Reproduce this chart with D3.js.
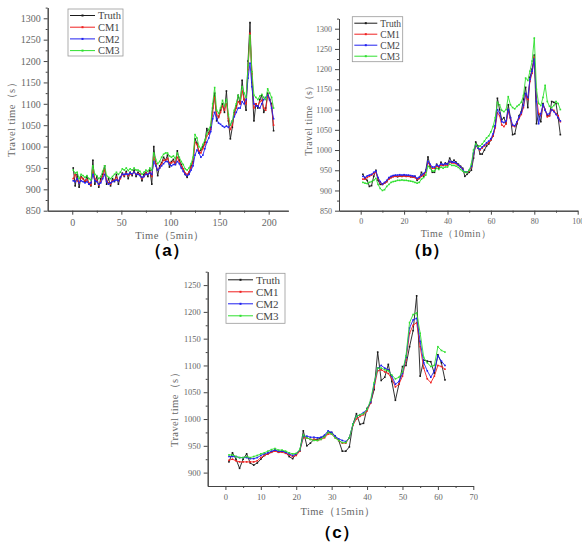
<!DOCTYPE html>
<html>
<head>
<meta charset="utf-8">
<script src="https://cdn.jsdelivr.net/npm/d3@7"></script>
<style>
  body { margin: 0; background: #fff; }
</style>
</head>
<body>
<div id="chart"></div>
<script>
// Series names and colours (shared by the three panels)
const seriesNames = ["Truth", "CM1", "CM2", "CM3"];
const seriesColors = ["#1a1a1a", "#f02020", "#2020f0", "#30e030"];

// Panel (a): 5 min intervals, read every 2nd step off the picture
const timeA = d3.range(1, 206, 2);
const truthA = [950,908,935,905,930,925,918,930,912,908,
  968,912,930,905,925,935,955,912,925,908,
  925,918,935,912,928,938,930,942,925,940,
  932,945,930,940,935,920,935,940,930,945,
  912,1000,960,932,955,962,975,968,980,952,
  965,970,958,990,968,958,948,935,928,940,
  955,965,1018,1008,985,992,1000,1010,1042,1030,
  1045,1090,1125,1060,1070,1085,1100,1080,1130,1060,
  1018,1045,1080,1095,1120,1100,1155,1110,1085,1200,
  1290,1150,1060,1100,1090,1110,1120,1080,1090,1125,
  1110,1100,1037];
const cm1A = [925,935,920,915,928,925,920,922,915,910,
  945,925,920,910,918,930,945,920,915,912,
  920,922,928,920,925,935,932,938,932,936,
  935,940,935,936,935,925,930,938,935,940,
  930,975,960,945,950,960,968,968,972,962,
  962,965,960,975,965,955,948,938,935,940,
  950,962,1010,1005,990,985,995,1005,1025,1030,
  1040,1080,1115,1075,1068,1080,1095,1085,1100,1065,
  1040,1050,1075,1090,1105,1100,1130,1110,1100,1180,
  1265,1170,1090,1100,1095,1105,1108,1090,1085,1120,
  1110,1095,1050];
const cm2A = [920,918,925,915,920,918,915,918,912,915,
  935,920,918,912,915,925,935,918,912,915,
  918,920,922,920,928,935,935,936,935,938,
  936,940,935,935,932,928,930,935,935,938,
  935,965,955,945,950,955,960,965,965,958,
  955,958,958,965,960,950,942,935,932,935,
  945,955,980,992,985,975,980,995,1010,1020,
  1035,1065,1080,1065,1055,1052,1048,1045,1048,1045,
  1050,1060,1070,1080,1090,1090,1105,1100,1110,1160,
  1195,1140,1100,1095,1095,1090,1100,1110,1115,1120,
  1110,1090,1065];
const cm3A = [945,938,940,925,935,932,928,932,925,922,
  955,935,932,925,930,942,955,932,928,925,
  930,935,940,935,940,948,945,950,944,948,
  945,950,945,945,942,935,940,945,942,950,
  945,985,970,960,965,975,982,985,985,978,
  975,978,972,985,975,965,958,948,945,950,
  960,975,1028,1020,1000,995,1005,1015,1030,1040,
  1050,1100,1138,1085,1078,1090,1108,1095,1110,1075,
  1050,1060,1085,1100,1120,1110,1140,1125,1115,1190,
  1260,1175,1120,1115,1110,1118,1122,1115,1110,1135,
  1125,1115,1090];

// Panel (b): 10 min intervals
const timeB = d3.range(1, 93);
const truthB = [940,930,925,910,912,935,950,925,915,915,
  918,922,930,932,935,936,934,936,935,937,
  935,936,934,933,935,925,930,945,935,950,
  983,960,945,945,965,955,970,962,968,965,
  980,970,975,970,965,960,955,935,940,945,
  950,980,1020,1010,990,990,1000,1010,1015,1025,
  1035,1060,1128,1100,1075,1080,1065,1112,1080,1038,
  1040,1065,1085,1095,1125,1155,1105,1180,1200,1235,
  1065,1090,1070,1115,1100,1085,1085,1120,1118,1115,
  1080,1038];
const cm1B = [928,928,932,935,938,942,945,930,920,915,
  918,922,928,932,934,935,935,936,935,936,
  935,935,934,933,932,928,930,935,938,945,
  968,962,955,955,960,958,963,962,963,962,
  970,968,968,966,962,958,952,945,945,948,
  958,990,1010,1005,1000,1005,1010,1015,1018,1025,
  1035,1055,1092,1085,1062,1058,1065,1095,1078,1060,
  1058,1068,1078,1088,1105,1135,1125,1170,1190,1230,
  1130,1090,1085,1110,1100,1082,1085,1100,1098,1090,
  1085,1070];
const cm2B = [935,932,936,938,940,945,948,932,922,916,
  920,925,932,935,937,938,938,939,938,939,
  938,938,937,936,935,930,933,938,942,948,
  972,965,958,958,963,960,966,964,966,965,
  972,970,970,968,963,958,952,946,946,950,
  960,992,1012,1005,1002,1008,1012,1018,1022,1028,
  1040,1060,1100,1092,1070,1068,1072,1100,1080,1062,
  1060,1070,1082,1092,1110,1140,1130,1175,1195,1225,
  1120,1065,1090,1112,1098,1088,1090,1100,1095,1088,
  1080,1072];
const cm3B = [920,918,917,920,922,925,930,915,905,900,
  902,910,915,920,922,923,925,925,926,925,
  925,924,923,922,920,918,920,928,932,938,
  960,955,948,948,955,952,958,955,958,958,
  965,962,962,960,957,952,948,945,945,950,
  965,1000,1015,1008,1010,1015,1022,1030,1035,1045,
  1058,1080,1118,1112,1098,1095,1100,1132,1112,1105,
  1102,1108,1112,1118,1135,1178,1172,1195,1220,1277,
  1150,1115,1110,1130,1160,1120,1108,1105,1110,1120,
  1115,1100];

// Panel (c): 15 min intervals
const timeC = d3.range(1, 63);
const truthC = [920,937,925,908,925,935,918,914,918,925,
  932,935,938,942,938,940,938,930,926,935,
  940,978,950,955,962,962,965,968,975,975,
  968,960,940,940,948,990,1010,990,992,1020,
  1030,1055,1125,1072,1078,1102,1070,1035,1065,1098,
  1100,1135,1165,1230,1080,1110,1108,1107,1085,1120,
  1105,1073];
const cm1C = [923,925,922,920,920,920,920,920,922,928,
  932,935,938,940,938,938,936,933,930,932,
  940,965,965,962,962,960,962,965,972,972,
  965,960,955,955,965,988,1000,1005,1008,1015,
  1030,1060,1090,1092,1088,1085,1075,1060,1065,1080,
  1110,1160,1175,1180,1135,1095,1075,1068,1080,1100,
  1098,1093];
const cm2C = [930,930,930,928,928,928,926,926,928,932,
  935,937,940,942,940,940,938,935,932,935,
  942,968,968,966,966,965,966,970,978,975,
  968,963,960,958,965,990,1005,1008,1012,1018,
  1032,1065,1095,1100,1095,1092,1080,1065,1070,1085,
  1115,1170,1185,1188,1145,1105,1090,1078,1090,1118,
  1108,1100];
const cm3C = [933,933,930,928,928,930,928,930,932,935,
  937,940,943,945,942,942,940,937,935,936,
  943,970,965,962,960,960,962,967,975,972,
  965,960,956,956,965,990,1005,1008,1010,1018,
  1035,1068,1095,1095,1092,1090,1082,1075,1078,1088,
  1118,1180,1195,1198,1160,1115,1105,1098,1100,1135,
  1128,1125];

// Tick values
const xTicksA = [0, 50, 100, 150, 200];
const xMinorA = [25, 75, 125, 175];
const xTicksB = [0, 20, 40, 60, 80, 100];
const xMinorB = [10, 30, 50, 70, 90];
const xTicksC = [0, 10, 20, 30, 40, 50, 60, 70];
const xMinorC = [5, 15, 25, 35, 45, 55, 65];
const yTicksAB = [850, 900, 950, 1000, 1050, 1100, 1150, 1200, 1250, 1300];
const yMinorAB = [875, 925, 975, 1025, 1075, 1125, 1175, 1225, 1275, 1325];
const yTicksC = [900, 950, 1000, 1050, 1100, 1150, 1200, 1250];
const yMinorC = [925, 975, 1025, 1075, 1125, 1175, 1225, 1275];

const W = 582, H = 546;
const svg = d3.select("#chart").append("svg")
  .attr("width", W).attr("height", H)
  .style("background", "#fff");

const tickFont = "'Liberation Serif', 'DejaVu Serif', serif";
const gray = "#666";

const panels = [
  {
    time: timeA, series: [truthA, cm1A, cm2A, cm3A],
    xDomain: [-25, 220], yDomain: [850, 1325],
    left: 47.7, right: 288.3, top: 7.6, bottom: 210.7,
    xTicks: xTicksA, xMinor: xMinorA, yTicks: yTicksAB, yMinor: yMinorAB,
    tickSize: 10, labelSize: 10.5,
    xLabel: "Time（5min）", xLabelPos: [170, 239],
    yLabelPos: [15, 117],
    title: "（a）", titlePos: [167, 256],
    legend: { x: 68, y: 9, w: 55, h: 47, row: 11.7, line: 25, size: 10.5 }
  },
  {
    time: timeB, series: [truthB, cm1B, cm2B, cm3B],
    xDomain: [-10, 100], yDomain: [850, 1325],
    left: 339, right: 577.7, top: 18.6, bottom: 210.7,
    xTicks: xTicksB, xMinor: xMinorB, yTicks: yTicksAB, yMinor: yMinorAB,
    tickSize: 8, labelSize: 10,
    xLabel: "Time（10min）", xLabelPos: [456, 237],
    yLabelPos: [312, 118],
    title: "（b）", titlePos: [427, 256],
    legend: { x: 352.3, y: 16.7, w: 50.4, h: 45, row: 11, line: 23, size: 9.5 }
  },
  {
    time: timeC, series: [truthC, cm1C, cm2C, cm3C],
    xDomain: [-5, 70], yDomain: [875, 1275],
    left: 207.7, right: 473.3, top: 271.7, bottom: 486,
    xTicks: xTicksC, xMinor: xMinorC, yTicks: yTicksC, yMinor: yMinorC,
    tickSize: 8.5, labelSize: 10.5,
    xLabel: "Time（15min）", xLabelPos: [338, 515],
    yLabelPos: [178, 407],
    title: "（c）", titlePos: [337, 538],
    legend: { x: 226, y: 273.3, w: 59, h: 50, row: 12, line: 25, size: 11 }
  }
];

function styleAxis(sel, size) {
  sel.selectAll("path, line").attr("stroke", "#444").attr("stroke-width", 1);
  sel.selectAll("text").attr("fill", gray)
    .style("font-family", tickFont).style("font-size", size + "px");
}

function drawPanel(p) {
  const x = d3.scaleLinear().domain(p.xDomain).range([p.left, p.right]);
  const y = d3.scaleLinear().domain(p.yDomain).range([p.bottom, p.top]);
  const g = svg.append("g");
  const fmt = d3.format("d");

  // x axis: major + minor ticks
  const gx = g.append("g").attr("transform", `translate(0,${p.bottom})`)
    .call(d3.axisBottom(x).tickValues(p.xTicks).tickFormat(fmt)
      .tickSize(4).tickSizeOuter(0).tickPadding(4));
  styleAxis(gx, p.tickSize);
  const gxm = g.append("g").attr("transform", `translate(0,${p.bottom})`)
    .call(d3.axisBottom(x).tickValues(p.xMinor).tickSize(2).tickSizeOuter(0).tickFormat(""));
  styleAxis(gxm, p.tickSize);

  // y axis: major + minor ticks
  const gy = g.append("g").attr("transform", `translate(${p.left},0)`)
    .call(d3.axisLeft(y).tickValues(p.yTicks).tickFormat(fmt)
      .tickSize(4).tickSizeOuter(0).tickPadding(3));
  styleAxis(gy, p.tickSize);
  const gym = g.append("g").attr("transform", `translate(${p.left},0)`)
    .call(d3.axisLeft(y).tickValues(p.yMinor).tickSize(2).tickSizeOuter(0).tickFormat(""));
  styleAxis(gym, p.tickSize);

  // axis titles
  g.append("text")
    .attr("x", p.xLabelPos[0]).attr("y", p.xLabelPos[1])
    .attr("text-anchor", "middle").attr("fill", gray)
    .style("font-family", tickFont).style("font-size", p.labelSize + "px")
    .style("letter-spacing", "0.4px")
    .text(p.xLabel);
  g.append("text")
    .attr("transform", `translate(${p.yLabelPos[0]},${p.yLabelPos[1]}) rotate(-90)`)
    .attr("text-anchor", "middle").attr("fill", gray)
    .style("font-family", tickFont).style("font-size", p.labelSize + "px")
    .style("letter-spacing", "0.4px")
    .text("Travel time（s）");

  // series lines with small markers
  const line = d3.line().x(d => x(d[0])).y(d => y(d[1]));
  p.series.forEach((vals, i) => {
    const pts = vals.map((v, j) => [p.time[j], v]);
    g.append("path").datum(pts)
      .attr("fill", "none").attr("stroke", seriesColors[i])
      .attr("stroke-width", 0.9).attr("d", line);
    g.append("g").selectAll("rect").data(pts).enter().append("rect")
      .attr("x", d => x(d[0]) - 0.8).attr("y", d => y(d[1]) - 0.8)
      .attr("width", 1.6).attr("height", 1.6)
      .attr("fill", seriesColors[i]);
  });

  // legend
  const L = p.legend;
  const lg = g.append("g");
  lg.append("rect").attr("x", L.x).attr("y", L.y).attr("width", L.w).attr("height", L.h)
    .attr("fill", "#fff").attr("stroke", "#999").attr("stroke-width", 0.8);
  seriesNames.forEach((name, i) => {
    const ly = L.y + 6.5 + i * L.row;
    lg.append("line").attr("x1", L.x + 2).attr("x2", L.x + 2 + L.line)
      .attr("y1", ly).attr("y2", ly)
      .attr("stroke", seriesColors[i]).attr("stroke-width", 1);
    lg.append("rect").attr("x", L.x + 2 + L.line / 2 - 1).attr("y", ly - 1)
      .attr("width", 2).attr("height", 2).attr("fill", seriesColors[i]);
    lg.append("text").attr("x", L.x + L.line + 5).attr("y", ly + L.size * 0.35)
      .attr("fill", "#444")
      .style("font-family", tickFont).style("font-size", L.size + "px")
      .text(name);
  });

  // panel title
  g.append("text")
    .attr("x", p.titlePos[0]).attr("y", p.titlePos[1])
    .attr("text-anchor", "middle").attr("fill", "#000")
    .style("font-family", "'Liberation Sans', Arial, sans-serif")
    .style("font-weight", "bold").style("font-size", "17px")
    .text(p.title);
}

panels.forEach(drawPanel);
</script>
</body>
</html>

Job =
Go through the listing above and locate each line that holds the word "with". Copy those lines.

Solution to this problem =
Reproduce this chart with D3.js.
  // series lines with small markers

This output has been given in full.